[Dataset entries]
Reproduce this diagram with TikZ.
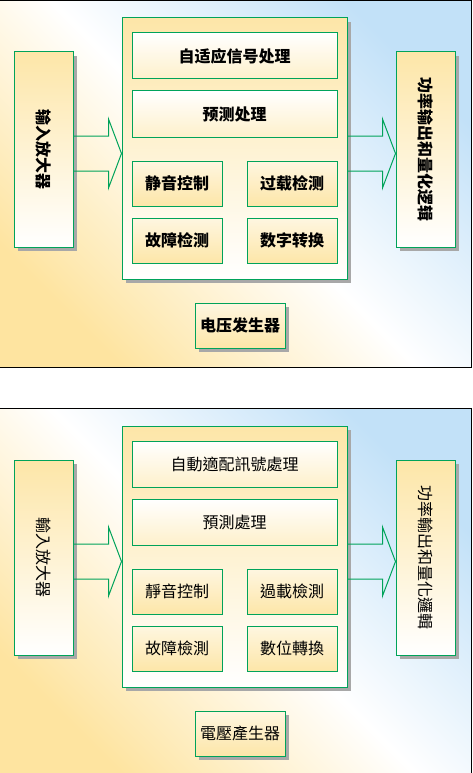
\documentclass[tikz,border=0pt]{standalone}
\usepackage{fontspec}
\newfontfamily\scfont{Noto Sans CJK SC}
\newfontfamily\tcfont{Noto Sans CJK TC}
\usepackage{tikz}
\usetikzlibrary{calc, shadows}
\usepackage{xcolor}
\definecolor{frame}{RGB}{0,163,90}
\definecolor{beige}{RGB}{253,230,168}
\definecolor{bgyellow}{RGB}{254,228,160}
\definecolor{bgblue}{RGB}{194,225,248}
\definecolor{shadowgray}{RGB}{168,168,168}

\tikzset{
  panel/.style={draw=black, line width=1pt, bottom color=bgyellow, top color=bgblue, middle color=white, shading angle=-45},
  boxshadow/.style={drop shadow={shadow xshift=4pt, shadow yshift=-4pt, fill=shadowgray, opacity=1}},
  base/.style={draw=frame, line width=1pt, inner sep=0pt, align=center},
  tallbox/.style={base, minimum width=59pt, minimum height=195pt, top color=beige, bottom color=white, boxshadow},
  corebox/.style={base, minimum width=225pt, minimum height=261pt, top color=beige, bottom color=white, boxshadow},
  widebox/.style={base, minimum width=205pt, minimum height=46pt, top color=white, bottom color=beige!60},
  unitbox/.style={base, minimum width=90pt, minimum height=45pt, top color=beige!35, bottom color=beige},
  arrowline/.style={draw=frame, line width=1pt}
}

% hollow block arrow: #1 start of shaft, #2 tip
\newcommand{\hollowarrow}[2]{%
  \draw[arrowline] (#1) ++(0,17.5) -| ($(#2)+(-13,34.5)$) -- (#2) -- ++(-13,-34.5) |- ($(#1)+(0,-17.5)$);}

\begin{document}
\begin{tikzpicture}[x=1pt, y=1pt]
  \useasboundingbox (0,0) rectangle (472,-773);

  % simplified
  \begin{scope}[font=\scfont\bfseries\fontsize{16}{19}\selectfont]
    \path[panel] (-2,-0.5) rectangle (471,-367.5);
    \node[tallbox] (inampA) at (43.5,-149.5) {};
    \node[rotate=-90] (inamptxtA) at (inampA.center) {输入放大器};
    \node[corebox] (coreA) at (234.5,-148.5) {};
    \node[widebox] (adaptA) at (234.5,-56) {自适应信号处理};
    \node[widebox] (predictA) at (234.5,-114) {预测处理};
    \node[unitbox] (muteA) at (177,-183.5) {静音控制};
    \node[unitbox] (overloadA) at (292,-183.5) {过载检测};
    \node[unitbox] (faultA) at (177,-240.5) {故障检测};
    \node[unitbox] (adcA) at (292,-240.5) {数字转换};
    \node[tallbox] (outA) at (425.5,-149.5) {};
    \node[rotate=-90] (outtxtA) at (outA.center) {功率输出和量化逻辑};
    \node[unitbox, boxshadow] (vgenA) at (240,-325.5) {电压发生器};
    \coordinate (axisA) at (0,-153.5);
    \coordinate (fromA) at (inampA.east |- axisA);
    \coordinate (tipA) at (coreA.west |- axisA);
    \coordinate (fromB) at (coreA.east |- axisA);
    \coordinate (tipB) at (outA.west |- axisA);
    \hollowarrow{fromA}{tipA}
    \hollowarrow{fromB}{tipB}
  \end{scope}

  % traditional
  \begin{scope}[yshift=-408pt, font=\tcfont\fontsize{16}{19}\selectfont]
    \path[panel] (-2,-0.3) rectangle (471,-367.5);
    \node[tallbox] (inampC) at (43.5,-149.5) {};
    \node[rotate=-90] (inamptxtC) at (inampC.center) {輸入放大器};
    \node[corebox] (coreC) at (234.5,-148.5) {};
    \node[widebox] (adaptC) at (234.5,-56) {自動適配訊號處理};
    \node[widebox] (predictC) at (234.5,-114) {預測處理};
    \node[unitbox] (muteC) at (177,-183.5) {靜音控制};
    \node[unitbox] (overloadC) at (292,-183.5) {過載檢測};
    \node[unitbox] (faultC) at (177,-240.5) {故障檢測};
    \node[unitbox] (adcC) at (292,-240.5) {數位轉換};
    \node[tallbox] (outC) at (425.5,-149.5) {};
    \node[rotate=-90] (outtxtC) at (outC.center) {功率輸出和量化邏輯};
    \node[unitbox, boxshadow] (vgenC) at (240,-325.5) {電壓產生器};
    \coordinate (axisC) at (0,-153.5);
    \coordinate (fromC) at (inampC.east |- axisC);
    \coordinate (tipC) at (coreC.west |- axisC);
    \coordinate (fromD) at (coreC.east |- axisC);
    \coordinate (tipD) at (outC.west |- axisC);
    \hollowarrow{fromC}{tipC}
    \hollowarrow{fromD}{tipD}
  \end{scope}
\end{tikzpicture}
\end{document}
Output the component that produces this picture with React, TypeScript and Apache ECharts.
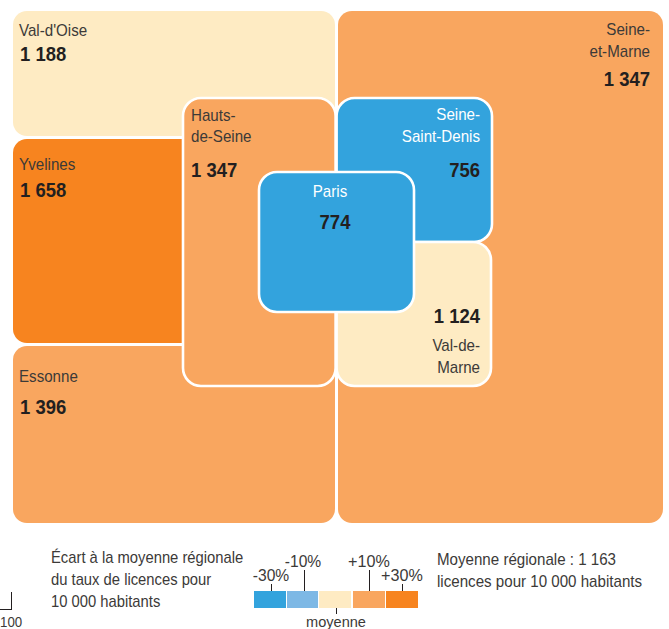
import React, { useEffect, useRef } from "react";
import * as echarts from "echarts";

// ---- data
const departments = ["Val-d'Oise", "Yvelines", "Essonne", "Seine-et-Marne", "Hauts-de-Seine", "Seine-Saint-Denis", "Val-de-Marne", "Paris"];
const licences = ["1 188", "1 658", "1 396", "1 347", "1 347", "756", "1 124", "774"];
const classes = [2, 4, 3, 3, 3, 0, 2, 0];
const nameLines = [["Val-d'Oise"], ["Yvelines"], ["Essonne"], ["Seine-", "et-Marne"], ["Hauts-", "de-Seine"], ["Seine-", "Saint-Denis"], ["Val-de-", "Marne"], ["Paris"]];
const legendLabels = ["-30%", "-10%", "moyenne", "+10%", "+30%"];
const legendTitle = ["Écart à la moyenne régionale", "du taux de licences pour", "10 000 habitants"];
const legendNote = ["Moyenne régionale : 1 163", "licences pour 10 000 habitants"];

// ---- styles and layout
const classColors = ["#33A3DD", "#7DB8E5", "#FEEBC3", "#F9A65F", "#F7841F"];
const FONT = "'Liberation Sans', sans-serif";
const NAME = "#3C3A38";
const VALUE = "#231F20";

type Tile = { b: number[]; r: number; line: boolean; align: string; tx: number; ny: number[]; vy: number; vx?: number };
const tiles: Tile[] = [
  { b: [13, 11, 335, 136], r: 14, line: false, align: "left", tx: 19, ny: [30], vy: 54, vx: 20 },
  { b: [13, 139, 210, 343], r: 14, line: false, align: "left", tx: 19, ny: [164], vy: 190, vx: 20 },
  { b: [13, 346, 335, 523], r: 14, line: false, align: "left", tx: 19, ny: [376], vy: 407, vx: 20 },
  { b: [338, 11, 663, 523], r: 14, line: false, align: "right", tx: 650, ny: [29, 51], vy: 79 },
  { b: [183, 98, 335.6, 386], r: 18, line: true, align: "left", tx: 191, ny: [115, 136], vy: 170 },
  { b: [336.6, 98, 492, 242], r: 18, line: true, align: "right", tx: 480, ny: [114, 136], vy: 170 },
  { b: [336.6, 242, 491, 386], r: 18, line: true, align: "right", tx: 480, ny: [345, 367], vy: 316 },
  { b: [259, 172, 414, 312], r: 18, line: true, align: "center", tx: 330, ny: [191], vy: 222, vx: 335 },
];
const swatches = [[254, 286], [287, 318], [319, 351], [353, 385], [386, 418]];
const swatchY = [591, 608];

const txt = (x: number, y: number, text: string, size: number, fill: string, align = "left", fontWeight = "normal", scaleX = 0.89) => ({
  type: "text" as const,
  x, y, scaleX,
  style: { x: 0, y: 0, text, fill, align, verticalAlign: "middle", font: `${fontWeight} ${size}px ${FONT}` },
});
const seg = (x1: number, y1: number, x2: number, y2: number) => ({
  type: "line" as const,
  shape: { x1, y1, x2, y2 },
  style: { stroke: "#231F20", lineWidth: 1 },
});

export default function App() {
  const ref = useRef<HTMLDivElement>(null);
  useEffect(() => {
    const chart = echarts.init(ref.current!, null, { renderer: "svg" });
    chart.setOption({
      animation: false,
      grid: { left: 0, right: 0, top: 0, bottom: 0 },
      xAxis: { type: "value", min: 0, max: 669, show: false },
      yAxis: { type: "value", min: 0, max: 629, inverse: true, show: false },
      series: [
        {
          type: "custom",
          coordinateSystem: "cartesian2d",
          clip: false,
          data: departments.map((d, i) => ({ name: d, value: [i, parseInt(licences[i].replace(/\s/g, ""), 10)] })),
          renderItem: (params: any, api: any) => {
            const i = params.dataIndex;
            const t = tiles[i];
            const [x0, y0] = api.coord([t.b[0], t.b[1]]);
            const [x1, y1] = api.coord([t.b[2], t.b[3]]);
            const dark = classes[i] === 0;
            const children: any[] = [
              {
                type: "rect",
                shape: { x: x0, y: y0, width: x1 - x0, height: y1 - y0, r: t.r },
                style: { fill: classColors[classes[i]], stroke: t.line ? "#FFFFFF" : null, lineWidth: t.line ? 2.6 : 0 },
              },
            ];
            nameLines[i].forEach((line, k) => {
              children.push(txt(t.tx, t.ny[k], line, 17, dark ? "#FFFFFF" : NAME, t.align));
            });
            children.push(txt(t.vx ?? t.tx, t.vy, licences[i], 20.5, VALUE, t.align, "bold", 0.9));
            return { type: "group", children };
          },
        },
        {
          type: "custom",
          coordinateSystem: "cartesian2d",
          clip: false,
          data: swatches.map((_, i) => [i]),
          renderItem: (params: any, api: any) => {
            const s = swatches[params.dataIndex];
            const [x0, y0] = api.coord([s[0], swatchY[0]]);
            const [x1, y1] = api.coord([s[1], swatchY[1]]);
            return {
              type: "rect",
              shape: { x: x0, y: y0, width: x1 - x0, height: y1 - y0 },
              style: { fill: classColors[params.dataIndex] },
            };
          },
        },
      ],
      graphic: [
        ...legendTitle.map((l, i) => ({ ...txt(51, 557 + i * 22, l, 17, NAME, "left", "normal", 0.87), silent: true })),
        ...legendNote.map((l, i) => ({ ...txt(437, 559 + i * 22, l, 17, NAME, "left", "normal", 0.89), silent: true })),
        txt(271, 575, legendLabels[0], 17, NAME, "center", "normal", 0.92),
        txt(303, 561, legendLabels[1], 17, NAME, "center", "normal", 0.92),
        txt(369, 561, legendLabels[3], 17, NAME, "center", "normal", 0.95),
        txt(402, 575, legendLabels[4], 17, NAME, "center", "normal", 0.95),
        txt(336, 621, legendLabels[2], 15.5, NAME, "center", "normal", 0.94),
        seg(271.5, 584, 271.5, 591),
        seg(304.5, 570, 304.5, 591),
        seg(369.5, 570, 369.5, 591),
        seg(402.5, 584, 402.5, 591),
        seg(336.5, 608, 336.5, 614),
        seg(0, 609.5, 11.5, 609.5),
        seg(11.5, 592, 11.5, 610),
        txt(0, 622, "100", 14, NAME, "left", "normal", 0.95),
      ],
    });
    return () => chart.dispose();
  }, []);
  return <div ref={ref} style={{ position: "absolute", left: 0, top: 0, width: 669, height: 629 }} />;
}
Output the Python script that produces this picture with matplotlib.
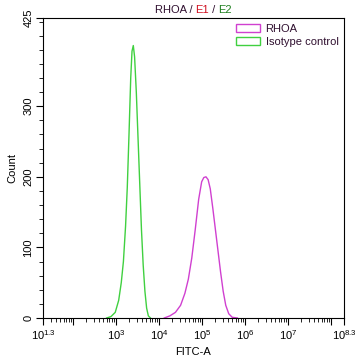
import numpy as np
import matplotlib.pyplot as plt
from matplotlib.patches import Patch
from matplotlib.offsetbox import TextArea, HPacker, AnchoredOffsetbox
from matplotlib.ticker import FixedLocator, MultipleLocator

plt.rcParams['font.family'] = ['Liberation Sans', 'DejaVu Sans']
plt.rcParams['mathtext.fontset'] = 'custom'
plt.rcParams['mathtext.rm'] = 'Liberation Sans'
plt.rcParams['mathtext.it'] = 'Liberation Sans'

# log10(FITC-A) and counts
iso_log = [2.78, 2.88, 2.98, 3.06, 3.12, 3.17, 3.22, 3.26, 3.30, 3.34, 3.37, 3.40,
           3.43, 3.47, 3.51, 3.55, 3.59, 3.63, 3.67, 3.71, 3.75, 3.80]
iso_cnt = [0, 2, 8, 25, 50, 80, 130, 185, 260, 340, 378, 386,
           370, 320, 255, 190, 125, 75, 38, 14, 3, 0]

rhoa_log = [4.12, 4.25, 4.38, 4.50, 4.60, 4.68, 4.76, 4.84, 4.92, 4.99, 5.04, 5.09,
            5.14, 5.19, 5.25, 5.31, 5.37, 5.43, 5.49, 5.55, 5.62, 5.70, 5.82]
rhoa_cnt = [0, 3, 8, 18, 35, 55, 85, 125, 168, 193, 199, 200,
            196, 183, 155, 125, 95, 65, 38, 18, 6, 1, 0]

iso_color = '#40d040'
rhoa_color = '#d040d0'
text_dark = '#301030'

fig = plt.figure(figsize=(3.58, 3.61), dpi=100)
ax = fig.add_axes([43/358, 43/361, 301/358, 300/361])

ax.plot(10**np.array(rhoa_log), rhoa_cnt, color=rhoa_color, lw=1.0)
ax.plot(10**np.array(iso_log), iso_cnt, color=iso_color, lw=1.0)

ax.set_xscale('log')
ax.set_xlim(10**1.3, 10**8.3)
ax.set_ylim(0, 425)

# x ticks
xt = [10**1.3, 1e2, 1e3, 1e4, 1e5, 1e6, 1e7, 1e8, 10**8.3]
xl = ['$10^{1.3}$', '', '$10^{3}$', '$10^{4}$', '$10^{5}$', '$10^{6}$', '$10^{7}$', '', '$10^{8.3}$']
ax.set_xticks(xt)
ax.set_xticklabels(xl, fontsize=8)
minors = [m * 10**d for d in range(1, 9) for m in range(2, 10)
          if 10**1.3 < m * 10**d < 10**8.3]
ax.xaxis.set_minor_locator(FixedLocator(minors))
ax.xaxis.set_minor_formatter(plt.NullFormatter())

# y ticks
ax.set_yticks([0, 100, 200, 300, 425])
ax.set_yticklabels(['0', '100', '200', '300', '425'], rotation=90, va='center', fontsize=8)
ax.yaxis.set_minor_locator(MultipleLocator(20))

ax.tick_params(which='major', length=5, width=0.8, direction='out', pad=2)
ax.tick_params(which='minor', length=3, width=0.6, direction='out')

ax.set_xlabel('FITC-A', fontsize=8, labelpad=4)
ax.set_ylabel('Count', fontsize=8, labelpad=4)

# legend
handles = [Patch(facecolor='white', edgecolor=rhoa_color, label='RHOA'),
           Patch(facecolor='white', edgecolor=iso_color, label='Isotype control')]
leg = ax.legend(handles=handles, loc='upper right', frameon=False, fontsize=8,
                handlelength=2.2, handleheight=0.7, borderaxespad=0.1,
                labelspacing=0.3, handletextpad=0.5)
for t in leg.get_texts():
    t.set_color(text_dark)

# coloured title
parts = [('RHOA / ', text_dark), ('E1', '#d01020'), (' / ', text_dark), ('E2', '#208020')]
boxes = [TextArea(s, textprops=dict(color=c, fontsize=8)) for s, c in parts]
title = HPacker(children=boxes, align='baseline', pad=0, sep=0)
anch = AnchoredOffsetbox(loc='lower center', child=title, pad=0, frameon=False,
                         bbox_to_anchor=(0.5, 1.01), bbox_transform=ax.transAxes,
                         borderpad=0)
ax.add_artist(anch)

fig.savefig('out.png', dpi=100)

## Your objective
Using the data above, extract exactly the lines from the one containing "Output the Python" through the one containing "ax.set_ylim(0, 425)". Pictures are left out.

## Complete response
Output the Python script that produces this picture with matplotlib.
import numpy as np
import matplotlib.pyplot as plt
from matplotlib.patches import Patch
from matplotlib.offsetbox import TextArea, HPacker, AnchoredOffsetbox
from matplotlib.ticker import FixedLocator, MultipleLocator

plt.rcParams['font.family'] = ['Liberation Sans', 'DejaVu Sans']
plt.rcParams['mathtext.fontset'] = 'custom'
plt.rcParams['mathtext.rm'] = 'Liberation Sans'
plt.rcParams['mathtext.it'] = 'Liberation Sans'

# log10(FITC-A) and counts
iso_log = [2.78, 2.88, 2.98, 3.06, 3.12, 3.17, 3.22, 3.26, 3.30, 3.34, 3.37, 3.40,
           3.43, 3.47, 3.51, 3.55, 3.59, 3.63, 3.67, 3.71, 3.75, 3.80]
iso_cnt = [0, 2, 8, 25, 50, 80, 130, 185, 260, 340, 378, 386,
           370, 320, 255, 190, 125, 75, 38, 14, 3, 0]

rhoa_log = [4.12, 4.25, 4.38, 4.50, 4.60, 4.68, 4.76, 4.84, 4.92, 4.99, 5.04, 5.09,
            5.14, 5.19, 5.25, 5.31, 5.37, 5.43, 5.49, 5.55, 5.62, 5.70, 5.82]
rhoa_cnt = [0, 3, 8, 18, 35, 55, 85, 125, 168, 193, 199, 200,
            196, 183, 155, 125, 95, 65, 38, 18, 6, 1, 0]

iso_color = '#40d040'
rhoa_color = '#d040d0'
text_dark = '#301030'

fig = plt.figure(figsize=(3.58, 3.61), dpi=100)
ax = fig.add_axes([43/358, 43/361, 301/358, 300/361])

ax.plot(10**np.array(rhoa_log), rhoa_cnt, color=rhoa_color, lw=1.0)
ax.plot(10**np.array(iso_log), iso_cnt, color=iso_color, lw=1.0)

ax.set_xscale('log')
ax.set_xlim(10**1.3, 10**8.3)
ax.set_ylim(0, 425)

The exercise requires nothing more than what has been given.